• _WHAT IS REQUIRED_: Find the line containing "Output the web" and copy it exactly, along with every line after it up to and including the line containing "var yTicks = [0, 20, 40, 60, 80, 100];". Copy nothing else.

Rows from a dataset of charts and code
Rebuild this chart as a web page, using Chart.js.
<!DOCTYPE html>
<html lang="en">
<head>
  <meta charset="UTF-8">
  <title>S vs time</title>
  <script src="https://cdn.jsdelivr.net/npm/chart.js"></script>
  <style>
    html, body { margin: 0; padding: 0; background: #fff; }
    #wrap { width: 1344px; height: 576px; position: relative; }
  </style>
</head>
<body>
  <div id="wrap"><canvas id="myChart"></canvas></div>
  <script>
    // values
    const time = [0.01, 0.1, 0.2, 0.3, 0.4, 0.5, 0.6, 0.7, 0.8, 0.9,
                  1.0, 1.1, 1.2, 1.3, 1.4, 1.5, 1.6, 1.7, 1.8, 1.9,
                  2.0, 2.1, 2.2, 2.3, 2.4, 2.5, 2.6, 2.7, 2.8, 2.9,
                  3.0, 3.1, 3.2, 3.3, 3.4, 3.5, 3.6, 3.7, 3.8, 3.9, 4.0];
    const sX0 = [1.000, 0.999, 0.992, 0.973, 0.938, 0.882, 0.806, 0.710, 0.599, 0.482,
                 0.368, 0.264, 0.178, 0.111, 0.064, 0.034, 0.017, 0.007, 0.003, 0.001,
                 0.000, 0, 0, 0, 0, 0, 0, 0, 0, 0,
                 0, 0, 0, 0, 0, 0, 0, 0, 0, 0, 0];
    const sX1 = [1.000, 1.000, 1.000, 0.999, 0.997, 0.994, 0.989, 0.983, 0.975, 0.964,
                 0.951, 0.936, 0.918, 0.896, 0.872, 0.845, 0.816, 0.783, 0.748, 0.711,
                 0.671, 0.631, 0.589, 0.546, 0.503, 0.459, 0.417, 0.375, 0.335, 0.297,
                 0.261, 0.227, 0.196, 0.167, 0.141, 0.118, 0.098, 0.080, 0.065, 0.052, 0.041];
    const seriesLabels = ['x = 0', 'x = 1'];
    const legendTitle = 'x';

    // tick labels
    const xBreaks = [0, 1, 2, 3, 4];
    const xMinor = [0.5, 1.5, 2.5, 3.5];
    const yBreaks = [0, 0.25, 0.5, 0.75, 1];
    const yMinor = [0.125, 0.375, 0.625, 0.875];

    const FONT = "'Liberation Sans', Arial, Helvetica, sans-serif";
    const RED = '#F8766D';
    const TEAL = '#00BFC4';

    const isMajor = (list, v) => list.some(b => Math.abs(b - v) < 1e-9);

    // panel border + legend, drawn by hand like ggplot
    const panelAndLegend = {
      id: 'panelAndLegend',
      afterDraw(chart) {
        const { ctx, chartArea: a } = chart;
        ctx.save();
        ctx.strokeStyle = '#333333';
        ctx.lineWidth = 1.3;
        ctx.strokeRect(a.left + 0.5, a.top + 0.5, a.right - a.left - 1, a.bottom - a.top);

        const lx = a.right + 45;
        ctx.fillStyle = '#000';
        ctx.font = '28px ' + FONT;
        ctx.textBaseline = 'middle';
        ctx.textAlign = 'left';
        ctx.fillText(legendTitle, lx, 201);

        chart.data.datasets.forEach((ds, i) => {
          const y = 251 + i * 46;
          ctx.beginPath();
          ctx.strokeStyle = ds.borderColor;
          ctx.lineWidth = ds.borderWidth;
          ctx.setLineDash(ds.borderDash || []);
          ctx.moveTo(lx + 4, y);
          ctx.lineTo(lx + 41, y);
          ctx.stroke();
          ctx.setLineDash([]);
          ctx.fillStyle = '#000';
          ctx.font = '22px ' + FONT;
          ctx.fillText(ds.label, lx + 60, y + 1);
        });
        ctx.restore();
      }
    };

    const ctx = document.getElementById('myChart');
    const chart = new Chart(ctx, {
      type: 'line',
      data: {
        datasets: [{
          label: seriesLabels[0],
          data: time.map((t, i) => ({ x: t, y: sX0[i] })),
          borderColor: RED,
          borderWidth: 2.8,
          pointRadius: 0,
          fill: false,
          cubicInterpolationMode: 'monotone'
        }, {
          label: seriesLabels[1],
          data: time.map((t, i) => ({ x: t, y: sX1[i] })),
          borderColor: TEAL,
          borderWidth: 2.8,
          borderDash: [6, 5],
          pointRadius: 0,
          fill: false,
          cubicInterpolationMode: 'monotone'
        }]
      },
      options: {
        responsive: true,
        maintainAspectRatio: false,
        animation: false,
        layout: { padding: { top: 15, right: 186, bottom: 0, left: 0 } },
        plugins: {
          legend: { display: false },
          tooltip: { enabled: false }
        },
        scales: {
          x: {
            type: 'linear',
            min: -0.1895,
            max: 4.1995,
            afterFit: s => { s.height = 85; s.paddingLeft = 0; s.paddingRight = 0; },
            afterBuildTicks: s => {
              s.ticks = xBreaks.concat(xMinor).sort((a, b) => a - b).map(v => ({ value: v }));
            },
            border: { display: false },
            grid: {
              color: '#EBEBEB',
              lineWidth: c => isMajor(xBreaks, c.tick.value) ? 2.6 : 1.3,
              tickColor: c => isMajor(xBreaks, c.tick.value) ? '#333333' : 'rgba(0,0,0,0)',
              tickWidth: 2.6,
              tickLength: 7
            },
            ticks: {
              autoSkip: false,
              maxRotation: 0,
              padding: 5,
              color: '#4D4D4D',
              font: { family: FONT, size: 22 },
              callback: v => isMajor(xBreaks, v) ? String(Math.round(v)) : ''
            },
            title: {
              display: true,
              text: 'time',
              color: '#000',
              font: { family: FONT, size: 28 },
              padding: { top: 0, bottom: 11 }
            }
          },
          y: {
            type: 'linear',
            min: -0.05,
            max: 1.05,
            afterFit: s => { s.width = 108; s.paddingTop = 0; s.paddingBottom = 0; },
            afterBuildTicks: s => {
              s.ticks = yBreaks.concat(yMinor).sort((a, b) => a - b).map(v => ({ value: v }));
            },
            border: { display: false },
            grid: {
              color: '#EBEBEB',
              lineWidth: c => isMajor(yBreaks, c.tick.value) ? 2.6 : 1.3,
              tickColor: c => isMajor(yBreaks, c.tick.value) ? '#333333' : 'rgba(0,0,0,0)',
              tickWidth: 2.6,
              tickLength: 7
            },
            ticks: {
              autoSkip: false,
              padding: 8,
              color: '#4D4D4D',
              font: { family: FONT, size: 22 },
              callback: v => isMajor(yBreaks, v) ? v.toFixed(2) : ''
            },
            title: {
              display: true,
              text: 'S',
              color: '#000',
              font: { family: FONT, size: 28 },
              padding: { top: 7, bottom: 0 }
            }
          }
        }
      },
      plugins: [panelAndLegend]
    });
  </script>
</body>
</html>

...

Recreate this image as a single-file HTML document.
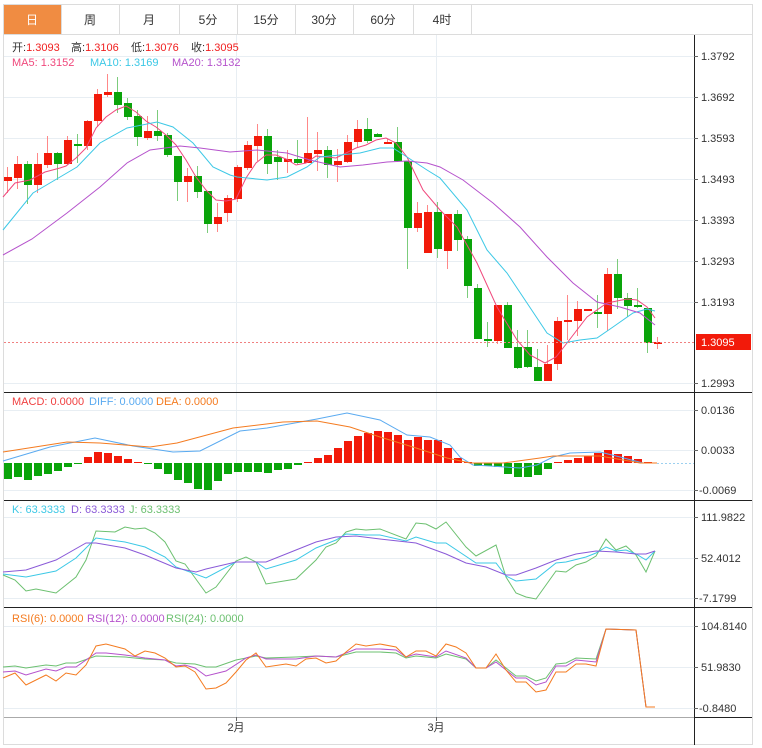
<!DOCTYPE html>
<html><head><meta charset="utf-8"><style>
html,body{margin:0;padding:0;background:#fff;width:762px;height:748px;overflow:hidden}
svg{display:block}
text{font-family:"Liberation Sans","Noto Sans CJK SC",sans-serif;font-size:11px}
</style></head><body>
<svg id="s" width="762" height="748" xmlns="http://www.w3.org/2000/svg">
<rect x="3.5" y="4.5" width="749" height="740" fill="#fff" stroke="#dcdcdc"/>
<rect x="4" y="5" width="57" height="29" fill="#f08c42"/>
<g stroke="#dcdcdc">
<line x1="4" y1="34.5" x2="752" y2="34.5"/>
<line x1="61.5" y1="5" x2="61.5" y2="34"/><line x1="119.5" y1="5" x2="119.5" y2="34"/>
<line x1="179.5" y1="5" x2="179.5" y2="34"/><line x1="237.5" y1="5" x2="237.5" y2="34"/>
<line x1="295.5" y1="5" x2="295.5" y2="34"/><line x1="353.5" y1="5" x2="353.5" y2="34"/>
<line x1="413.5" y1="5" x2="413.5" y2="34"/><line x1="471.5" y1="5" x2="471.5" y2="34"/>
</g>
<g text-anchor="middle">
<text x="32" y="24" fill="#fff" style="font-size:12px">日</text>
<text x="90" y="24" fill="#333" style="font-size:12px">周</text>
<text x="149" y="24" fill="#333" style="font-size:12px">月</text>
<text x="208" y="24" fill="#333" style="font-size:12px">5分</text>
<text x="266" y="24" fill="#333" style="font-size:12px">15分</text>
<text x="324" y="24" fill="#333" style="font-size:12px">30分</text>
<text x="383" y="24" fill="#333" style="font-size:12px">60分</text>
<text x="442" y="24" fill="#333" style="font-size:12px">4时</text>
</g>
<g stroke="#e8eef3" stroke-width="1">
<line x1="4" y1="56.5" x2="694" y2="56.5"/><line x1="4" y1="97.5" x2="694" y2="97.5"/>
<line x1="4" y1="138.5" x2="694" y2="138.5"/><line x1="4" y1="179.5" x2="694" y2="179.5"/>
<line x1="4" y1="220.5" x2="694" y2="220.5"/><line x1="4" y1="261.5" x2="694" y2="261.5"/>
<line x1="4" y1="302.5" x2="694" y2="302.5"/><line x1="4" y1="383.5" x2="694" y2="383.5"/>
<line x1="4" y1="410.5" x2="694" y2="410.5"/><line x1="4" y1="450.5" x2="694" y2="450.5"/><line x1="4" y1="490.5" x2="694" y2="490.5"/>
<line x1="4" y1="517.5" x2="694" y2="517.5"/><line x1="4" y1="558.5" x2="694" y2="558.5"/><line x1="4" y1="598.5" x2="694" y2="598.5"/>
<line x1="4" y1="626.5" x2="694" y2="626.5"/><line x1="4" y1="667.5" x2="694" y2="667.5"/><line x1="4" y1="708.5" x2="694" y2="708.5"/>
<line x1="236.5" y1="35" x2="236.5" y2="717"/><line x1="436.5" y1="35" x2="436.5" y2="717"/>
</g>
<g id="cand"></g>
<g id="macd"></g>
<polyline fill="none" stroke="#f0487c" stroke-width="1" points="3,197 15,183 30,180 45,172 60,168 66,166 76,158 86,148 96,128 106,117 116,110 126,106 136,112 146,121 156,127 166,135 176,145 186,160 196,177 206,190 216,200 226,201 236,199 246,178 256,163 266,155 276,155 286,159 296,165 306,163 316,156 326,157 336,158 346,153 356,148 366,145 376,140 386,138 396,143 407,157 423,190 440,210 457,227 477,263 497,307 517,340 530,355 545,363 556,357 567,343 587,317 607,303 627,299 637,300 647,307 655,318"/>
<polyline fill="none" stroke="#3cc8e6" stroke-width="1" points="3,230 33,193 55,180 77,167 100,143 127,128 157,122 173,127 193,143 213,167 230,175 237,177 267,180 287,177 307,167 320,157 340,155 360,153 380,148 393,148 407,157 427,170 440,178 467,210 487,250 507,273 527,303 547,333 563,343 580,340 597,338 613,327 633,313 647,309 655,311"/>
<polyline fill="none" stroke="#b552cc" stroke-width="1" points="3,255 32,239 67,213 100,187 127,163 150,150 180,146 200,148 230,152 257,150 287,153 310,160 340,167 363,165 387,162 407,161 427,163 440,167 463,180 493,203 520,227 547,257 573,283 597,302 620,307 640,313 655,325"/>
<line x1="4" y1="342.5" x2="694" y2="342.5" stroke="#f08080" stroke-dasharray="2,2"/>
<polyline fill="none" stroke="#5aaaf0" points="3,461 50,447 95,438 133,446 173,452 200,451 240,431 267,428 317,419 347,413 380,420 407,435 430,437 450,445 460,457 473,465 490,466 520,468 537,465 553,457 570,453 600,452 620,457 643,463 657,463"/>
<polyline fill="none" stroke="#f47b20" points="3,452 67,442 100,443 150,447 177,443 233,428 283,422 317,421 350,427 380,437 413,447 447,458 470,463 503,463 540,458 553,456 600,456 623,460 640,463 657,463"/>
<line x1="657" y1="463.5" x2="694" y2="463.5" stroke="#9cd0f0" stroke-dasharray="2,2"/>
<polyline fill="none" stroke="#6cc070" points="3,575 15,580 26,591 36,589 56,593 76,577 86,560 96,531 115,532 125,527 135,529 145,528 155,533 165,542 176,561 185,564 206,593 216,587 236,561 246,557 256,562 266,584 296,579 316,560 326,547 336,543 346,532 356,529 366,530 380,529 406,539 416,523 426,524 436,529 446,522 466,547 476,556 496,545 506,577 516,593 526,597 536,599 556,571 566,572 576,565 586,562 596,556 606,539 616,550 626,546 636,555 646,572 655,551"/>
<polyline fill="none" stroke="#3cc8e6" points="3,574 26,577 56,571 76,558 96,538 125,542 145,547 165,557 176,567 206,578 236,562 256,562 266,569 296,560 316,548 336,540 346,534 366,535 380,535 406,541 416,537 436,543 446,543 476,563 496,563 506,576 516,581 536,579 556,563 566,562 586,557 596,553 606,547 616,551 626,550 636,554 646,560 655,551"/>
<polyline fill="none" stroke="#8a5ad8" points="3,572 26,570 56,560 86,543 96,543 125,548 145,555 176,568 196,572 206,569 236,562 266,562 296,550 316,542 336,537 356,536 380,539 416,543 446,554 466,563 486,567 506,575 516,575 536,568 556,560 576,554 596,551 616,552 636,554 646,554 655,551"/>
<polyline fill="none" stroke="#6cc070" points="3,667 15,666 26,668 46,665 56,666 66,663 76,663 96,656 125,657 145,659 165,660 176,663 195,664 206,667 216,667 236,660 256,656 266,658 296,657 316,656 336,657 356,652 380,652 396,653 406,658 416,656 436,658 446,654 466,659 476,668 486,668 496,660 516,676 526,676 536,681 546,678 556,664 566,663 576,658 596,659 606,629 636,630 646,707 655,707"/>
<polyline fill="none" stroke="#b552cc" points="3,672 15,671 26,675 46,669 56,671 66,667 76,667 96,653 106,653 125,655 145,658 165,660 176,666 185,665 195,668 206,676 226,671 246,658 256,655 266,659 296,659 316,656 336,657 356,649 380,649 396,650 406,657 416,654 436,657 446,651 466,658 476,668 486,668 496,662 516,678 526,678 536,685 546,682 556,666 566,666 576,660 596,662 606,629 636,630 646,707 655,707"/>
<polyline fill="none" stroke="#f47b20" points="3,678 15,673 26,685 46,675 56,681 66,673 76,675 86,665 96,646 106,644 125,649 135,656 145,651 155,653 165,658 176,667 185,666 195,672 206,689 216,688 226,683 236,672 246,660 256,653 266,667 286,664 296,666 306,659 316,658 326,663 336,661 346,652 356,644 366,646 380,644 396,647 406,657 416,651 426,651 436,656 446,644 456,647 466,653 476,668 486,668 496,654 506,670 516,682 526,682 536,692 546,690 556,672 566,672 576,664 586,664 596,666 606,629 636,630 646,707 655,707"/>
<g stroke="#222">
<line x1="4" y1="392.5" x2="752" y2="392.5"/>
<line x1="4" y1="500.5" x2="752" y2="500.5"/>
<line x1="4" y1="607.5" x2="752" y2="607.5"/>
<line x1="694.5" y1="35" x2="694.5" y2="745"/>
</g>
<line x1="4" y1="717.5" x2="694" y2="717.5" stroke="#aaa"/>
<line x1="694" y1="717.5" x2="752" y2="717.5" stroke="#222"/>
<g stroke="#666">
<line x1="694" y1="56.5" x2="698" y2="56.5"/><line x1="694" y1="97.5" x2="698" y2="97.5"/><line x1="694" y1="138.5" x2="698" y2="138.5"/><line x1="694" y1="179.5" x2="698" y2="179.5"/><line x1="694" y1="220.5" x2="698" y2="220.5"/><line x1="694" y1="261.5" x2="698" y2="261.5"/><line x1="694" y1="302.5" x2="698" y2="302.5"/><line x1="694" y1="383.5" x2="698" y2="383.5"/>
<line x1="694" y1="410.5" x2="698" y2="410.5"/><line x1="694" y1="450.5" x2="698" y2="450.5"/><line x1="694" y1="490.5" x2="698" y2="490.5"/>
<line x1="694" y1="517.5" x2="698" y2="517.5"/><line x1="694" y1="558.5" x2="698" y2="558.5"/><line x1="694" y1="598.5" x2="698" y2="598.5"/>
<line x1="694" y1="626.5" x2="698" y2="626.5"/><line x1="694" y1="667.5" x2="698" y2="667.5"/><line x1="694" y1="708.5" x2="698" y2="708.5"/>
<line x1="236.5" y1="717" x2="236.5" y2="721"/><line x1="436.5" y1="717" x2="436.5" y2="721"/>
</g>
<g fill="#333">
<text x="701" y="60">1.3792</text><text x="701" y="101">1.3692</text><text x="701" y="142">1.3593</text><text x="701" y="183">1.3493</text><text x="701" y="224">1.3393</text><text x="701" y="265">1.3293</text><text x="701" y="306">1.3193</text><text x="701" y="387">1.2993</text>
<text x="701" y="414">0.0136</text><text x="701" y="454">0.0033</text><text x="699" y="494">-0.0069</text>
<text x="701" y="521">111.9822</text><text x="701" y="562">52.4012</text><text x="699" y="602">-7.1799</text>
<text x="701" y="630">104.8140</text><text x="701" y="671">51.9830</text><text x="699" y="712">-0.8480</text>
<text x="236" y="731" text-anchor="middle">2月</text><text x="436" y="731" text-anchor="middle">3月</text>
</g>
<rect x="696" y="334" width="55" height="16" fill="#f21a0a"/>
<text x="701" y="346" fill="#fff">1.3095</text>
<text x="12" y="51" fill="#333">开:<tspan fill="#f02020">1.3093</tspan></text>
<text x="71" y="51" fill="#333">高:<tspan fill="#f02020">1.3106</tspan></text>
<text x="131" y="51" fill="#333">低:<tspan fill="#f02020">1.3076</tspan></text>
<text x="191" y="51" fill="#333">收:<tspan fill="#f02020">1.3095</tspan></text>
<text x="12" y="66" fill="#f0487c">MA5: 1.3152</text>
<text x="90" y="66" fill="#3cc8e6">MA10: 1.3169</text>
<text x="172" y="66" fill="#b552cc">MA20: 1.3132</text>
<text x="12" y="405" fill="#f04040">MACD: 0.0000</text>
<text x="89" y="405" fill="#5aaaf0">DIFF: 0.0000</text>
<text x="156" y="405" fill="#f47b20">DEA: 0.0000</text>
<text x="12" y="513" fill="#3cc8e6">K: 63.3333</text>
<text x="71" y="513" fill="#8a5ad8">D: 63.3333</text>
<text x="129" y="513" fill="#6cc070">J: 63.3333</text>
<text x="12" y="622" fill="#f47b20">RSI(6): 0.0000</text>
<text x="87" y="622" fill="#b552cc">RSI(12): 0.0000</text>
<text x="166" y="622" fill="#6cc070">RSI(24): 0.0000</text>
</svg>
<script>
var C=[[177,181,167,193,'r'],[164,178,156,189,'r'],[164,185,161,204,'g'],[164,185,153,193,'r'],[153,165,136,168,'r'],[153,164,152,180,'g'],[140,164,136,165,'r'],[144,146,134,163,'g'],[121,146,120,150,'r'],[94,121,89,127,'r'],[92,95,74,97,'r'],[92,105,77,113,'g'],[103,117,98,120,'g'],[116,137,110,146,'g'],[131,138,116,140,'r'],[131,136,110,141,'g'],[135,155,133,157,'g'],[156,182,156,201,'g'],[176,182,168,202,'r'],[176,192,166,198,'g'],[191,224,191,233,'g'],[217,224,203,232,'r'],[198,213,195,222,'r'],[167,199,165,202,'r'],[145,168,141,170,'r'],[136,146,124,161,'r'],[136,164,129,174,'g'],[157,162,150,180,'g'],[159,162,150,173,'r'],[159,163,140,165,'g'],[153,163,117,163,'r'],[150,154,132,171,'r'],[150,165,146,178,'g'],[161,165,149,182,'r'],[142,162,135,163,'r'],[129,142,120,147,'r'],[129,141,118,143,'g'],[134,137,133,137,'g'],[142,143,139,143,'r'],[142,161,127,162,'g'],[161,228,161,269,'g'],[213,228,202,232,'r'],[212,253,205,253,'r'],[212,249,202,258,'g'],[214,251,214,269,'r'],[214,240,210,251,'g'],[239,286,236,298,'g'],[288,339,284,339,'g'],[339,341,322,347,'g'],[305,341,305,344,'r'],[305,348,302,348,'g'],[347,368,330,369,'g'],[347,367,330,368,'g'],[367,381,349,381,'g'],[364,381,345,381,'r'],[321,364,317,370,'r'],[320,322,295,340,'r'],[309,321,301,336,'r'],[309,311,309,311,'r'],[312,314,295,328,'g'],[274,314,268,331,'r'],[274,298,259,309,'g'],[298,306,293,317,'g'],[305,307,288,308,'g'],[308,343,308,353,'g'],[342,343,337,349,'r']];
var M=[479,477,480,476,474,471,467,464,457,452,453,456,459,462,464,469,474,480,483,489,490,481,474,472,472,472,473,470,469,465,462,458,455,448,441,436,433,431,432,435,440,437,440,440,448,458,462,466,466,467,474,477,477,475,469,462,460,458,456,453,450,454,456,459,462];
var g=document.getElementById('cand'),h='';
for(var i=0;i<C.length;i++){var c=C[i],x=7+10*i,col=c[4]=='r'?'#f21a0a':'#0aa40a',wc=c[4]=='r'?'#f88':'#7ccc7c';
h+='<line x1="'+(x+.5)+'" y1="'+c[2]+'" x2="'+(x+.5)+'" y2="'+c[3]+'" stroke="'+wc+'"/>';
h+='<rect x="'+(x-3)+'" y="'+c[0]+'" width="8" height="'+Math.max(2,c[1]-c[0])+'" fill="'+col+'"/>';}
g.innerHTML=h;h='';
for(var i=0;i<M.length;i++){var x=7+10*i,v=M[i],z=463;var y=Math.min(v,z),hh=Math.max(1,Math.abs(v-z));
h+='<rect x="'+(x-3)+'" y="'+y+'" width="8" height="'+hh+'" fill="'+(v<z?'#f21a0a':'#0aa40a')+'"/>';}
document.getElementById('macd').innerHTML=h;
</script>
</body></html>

---

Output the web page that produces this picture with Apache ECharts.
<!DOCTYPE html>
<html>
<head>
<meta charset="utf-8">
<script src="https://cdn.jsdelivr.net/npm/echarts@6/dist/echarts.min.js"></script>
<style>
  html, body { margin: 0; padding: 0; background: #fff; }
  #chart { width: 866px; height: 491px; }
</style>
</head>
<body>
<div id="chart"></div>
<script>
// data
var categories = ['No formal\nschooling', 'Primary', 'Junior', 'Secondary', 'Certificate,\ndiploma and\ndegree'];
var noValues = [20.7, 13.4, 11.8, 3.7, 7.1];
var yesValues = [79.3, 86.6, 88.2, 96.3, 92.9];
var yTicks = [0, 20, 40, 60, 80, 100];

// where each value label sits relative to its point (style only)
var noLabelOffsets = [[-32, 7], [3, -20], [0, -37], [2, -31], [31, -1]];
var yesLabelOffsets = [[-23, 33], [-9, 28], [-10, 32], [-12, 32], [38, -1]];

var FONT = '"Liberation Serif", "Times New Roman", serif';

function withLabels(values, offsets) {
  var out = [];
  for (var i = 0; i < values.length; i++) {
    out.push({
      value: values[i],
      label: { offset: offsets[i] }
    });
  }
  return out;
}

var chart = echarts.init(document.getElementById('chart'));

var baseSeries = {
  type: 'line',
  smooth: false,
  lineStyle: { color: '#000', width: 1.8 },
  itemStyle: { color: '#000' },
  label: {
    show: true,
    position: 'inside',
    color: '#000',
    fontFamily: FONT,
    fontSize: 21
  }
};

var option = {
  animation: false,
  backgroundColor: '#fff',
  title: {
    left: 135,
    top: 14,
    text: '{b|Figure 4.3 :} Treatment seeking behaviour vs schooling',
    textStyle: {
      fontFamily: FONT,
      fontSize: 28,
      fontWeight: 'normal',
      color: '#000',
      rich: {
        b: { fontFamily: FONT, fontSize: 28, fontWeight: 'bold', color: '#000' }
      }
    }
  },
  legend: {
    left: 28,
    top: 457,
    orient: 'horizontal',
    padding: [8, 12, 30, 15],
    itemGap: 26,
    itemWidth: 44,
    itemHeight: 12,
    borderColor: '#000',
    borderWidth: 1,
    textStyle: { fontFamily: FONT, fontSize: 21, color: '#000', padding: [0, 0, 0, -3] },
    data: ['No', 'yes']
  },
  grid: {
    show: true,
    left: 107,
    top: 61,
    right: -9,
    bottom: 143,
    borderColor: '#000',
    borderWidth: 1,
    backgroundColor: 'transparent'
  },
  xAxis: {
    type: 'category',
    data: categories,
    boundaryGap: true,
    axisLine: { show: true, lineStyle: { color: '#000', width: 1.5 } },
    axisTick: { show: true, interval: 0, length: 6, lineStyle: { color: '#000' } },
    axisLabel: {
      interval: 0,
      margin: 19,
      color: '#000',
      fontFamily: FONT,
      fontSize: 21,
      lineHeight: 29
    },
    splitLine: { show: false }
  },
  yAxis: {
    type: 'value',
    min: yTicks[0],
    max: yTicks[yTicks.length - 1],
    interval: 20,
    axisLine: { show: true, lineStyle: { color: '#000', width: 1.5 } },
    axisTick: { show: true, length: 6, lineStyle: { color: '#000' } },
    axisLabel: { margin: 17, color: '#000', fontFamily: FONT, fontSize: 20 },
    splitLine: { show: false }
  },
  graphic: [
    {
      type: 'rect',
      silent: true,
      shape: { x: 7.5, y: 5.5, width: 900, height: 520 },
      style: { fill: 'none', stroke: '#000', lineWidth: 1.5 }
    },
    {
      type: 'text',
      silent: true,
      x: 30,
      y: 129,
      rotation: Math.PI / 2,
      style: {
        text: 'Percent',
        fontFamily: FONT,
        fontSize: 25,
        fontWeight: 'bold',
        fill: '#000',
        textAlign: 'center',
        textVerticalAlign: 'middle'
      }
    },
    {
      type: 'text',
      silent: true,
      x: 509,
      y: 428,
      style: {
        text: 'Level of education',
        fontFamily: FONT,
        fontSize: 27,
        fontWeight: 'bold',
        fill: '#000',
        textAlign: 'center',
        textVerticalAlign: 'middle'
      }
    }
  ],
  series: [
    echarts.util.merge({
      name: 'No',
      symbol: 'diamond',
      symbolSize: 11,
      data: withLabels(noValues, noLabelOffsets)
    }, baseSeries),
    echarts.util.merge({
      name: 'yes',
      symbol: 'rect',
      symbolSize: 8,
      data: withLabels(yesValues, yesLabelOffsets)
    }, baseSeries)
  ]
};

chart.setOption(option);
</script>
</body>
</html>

• _EXERCISE RESPONSE_:
Output the web page that produces this picture with Apache ECharts.
<!DOCTYPE html>
<html>
<head>
<meta charset="utf-8">
<script src="https://cdn.jsdelivr.net/npm/echarts@6/dist/echarts.min.js"></script>
<style>
  html, body { margin: 0; padding: 0; background: #fff; }
  #chart { width: 866px; height: 491px; }
</style>
</head>
<body>
<div id="chart"></div>
<script>
// data
var categories = ['No formal\nschooling', 'Primary', 'Junior', 'Secondary', 'Certificate,\ndiploma and\ndegree'];
var noValues = [20.7, 13.4, 11.8, 3.7, 7.1];
var yesValues = [79.3, 86.6, 88.2, 96.3, 92.9];
var yTicks = [0, 20, 40, 60, 80, 100];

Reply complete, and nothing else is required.